You Can't Search What You Don't Have
Verse one is a little problematic:
And it came to pass after he [Alma] had made an end of speaking unto the people many of them did believe on his words, and began to repent, and to search the scriptures.Search the scriptures? What scriptures did they search? Considering that the preferred form of record-keeping according to this book is etching things into metal, I highly doubt that there were a lot of copies of the scriptures lying around. It's also my understanding that, archaeologically speaking, paper was far from ubiquitous in pre-Columbian America. And the printing press hadn't been invented yet, so mass-produced copies of the New Testament were a long way off. I doubt there were many copies of the scriptures available in a town as wicked as Ammonihah.
Saying that a large amount of people "search the scriptures" sounds a lot like something you would write if you had never lived in an age without easily printed books. It sounds like the phrasing you'd use if you grew up in a modern, literate, industrialized society and you had a copy of the Bible in your home. It doesn't sound like something you'd say if you were an ancient American prophet and you understood that the limited availability of the scriptures severely curtailed people's ability to pore over them personally.
We Need MOAR Witnesses!
Then we move on to the most controversial event of the Book of Mormon since Nephi cut off Laban's head.
In response to the waves Alma and Amulek have made, the Chief Judge of Ammonihah rounds up all their followers (including children) and throws them into a big fire. He also makes our two heroes stand on the sidelines and watch as all the righteous believers are burned to death. Amulek turns to Alma and asks:
How can we witness this awful scene? Therefore let us stretch forth our hands, and exercise the power of God which is in us, and save them from the flames.To which Alma shrewdly responds:
The Spirit constraineth me that I must not stretch forth mine hand; for behold the Lord receiveth them up unto himself, in glory; and he doth suffer that they may do this thing...that the judgments which he shall exercise upon them in his wrath may be just; and the blood of the innocent shall stand as a witness against them, yea, and cry mightily against them at the last day.If that isn't a load of bull, I don't know what is. God, who knows the deepest desires of our hearts, requires witnesses? He needs people to die so that his judgments will be just? Come on.
If your mind is made up to throw hundreds of people into a massive bonfire, you're evil. If God saves them from being burned alive, you're just as evil as you were before...and both you and God know it. Sparing all those people pain and death doesn't diminish the depravity of the Chief Judge's actions. And besides—how many witnesses do you need before it's enough to condemn the man for his crimes? After he throws one guy into the fire, he's a murderer. If God really needs a witness that badly, why can't he use the first poor schmuck's innocent blood as the evidence and let all the other people miraculously escape the flames?

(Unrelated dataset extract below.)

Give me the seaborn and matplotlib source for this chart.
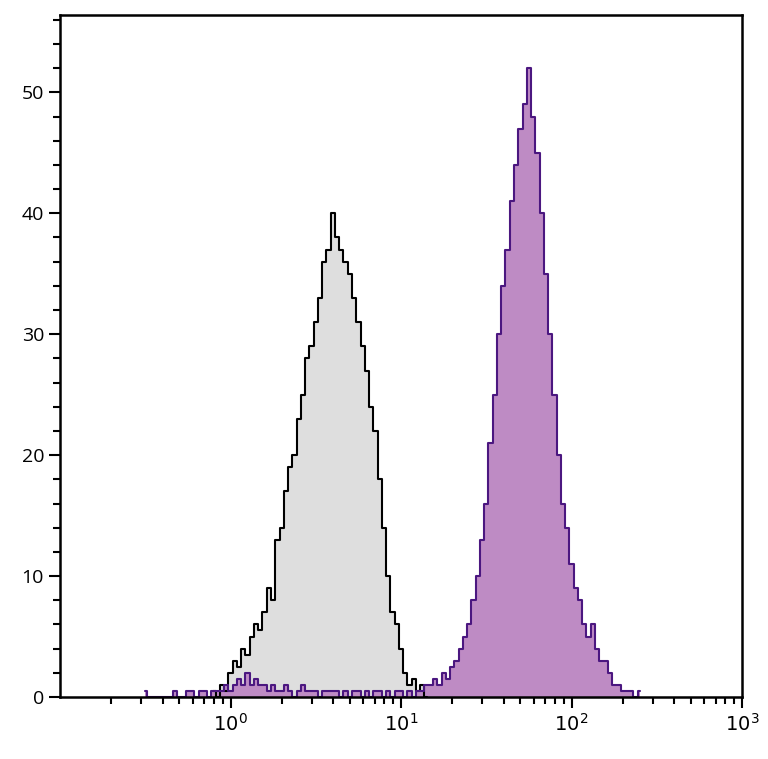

So much unnecessary death.
The Chief Judge is an Idiot
Following that grisly scene, the Chief Judge does something stupid—he throws Alma and Amulek in prison. I have no idea why. He'd just murdered all of their followers. What's to stop him from murdering them too? Especially considering that, due to the public uproar the two of them had created, he probably had more legal reason to punish them than he did to punish all those people he just burned. But, like a poorly-written fictional character, he decides to imprison them. It's kind of a "No, Mr. Bond, I'm not going to kill you, I'm going to let you live so that you have a chance to escape my evil clutches and defeat me" moment. Alma claims in verse 13 that the reason they weren't burned with the rest is because their "work is not finished." How convenient.
He taunts them. He beats them. He starves them. He sends in a bunch of people to question them, but they refuse to answer. In his rage, he asks them: "Know ye not that I have power to deliver you up unto the flames?" In Alma's shoes, I would have responded, "Are you kidding me? I just watched you burn a few hundred of my friends in a huge fire and you're asking me if I realize you can burn me in a huge fire?"
The Chief Judge is an idiot. After all, he was a follower of Nehor, who was a murderer. Although I guess it's fair to say that the pupil outstripped his master on that one.
Violence is Next to Godliness
Finally, after "many days" of imprisonment and abuse, Alma prays for "strength according to [their] faith which is in Christ, even unto deliverance." That's when he and his sidekick hulk out, break their bonds, and scare the crap out of the Chief Judge and his cronies.
Oh, and also the entire prison is reduced to rubble and everyone dies except Alma and Amulek.
This story sends two messages. First, it's that God plays favorites. If you start messing with his chosen prophets, God will obliterate you. But if you start throwing the less important lay people into bonfires, he'll just let it happen so he can punish you for it later.
Second, it's that God isn't any better than that dick of a judge. The Chief Judge's body count is probably a lot higher (although specific numbers of the bonfire deaths and prison deaths are oddly absent). But the two of them did pretty much the same thing—they purged the opposition and they did it with theatrical overkill. They both left some collateral damage, too. The Chief Judge burned the believers' children and God killed everybody else in the prison who had no connection to the Chief Judge's crimes.
Who wants to worship a God that has so much in common with a despicable villain?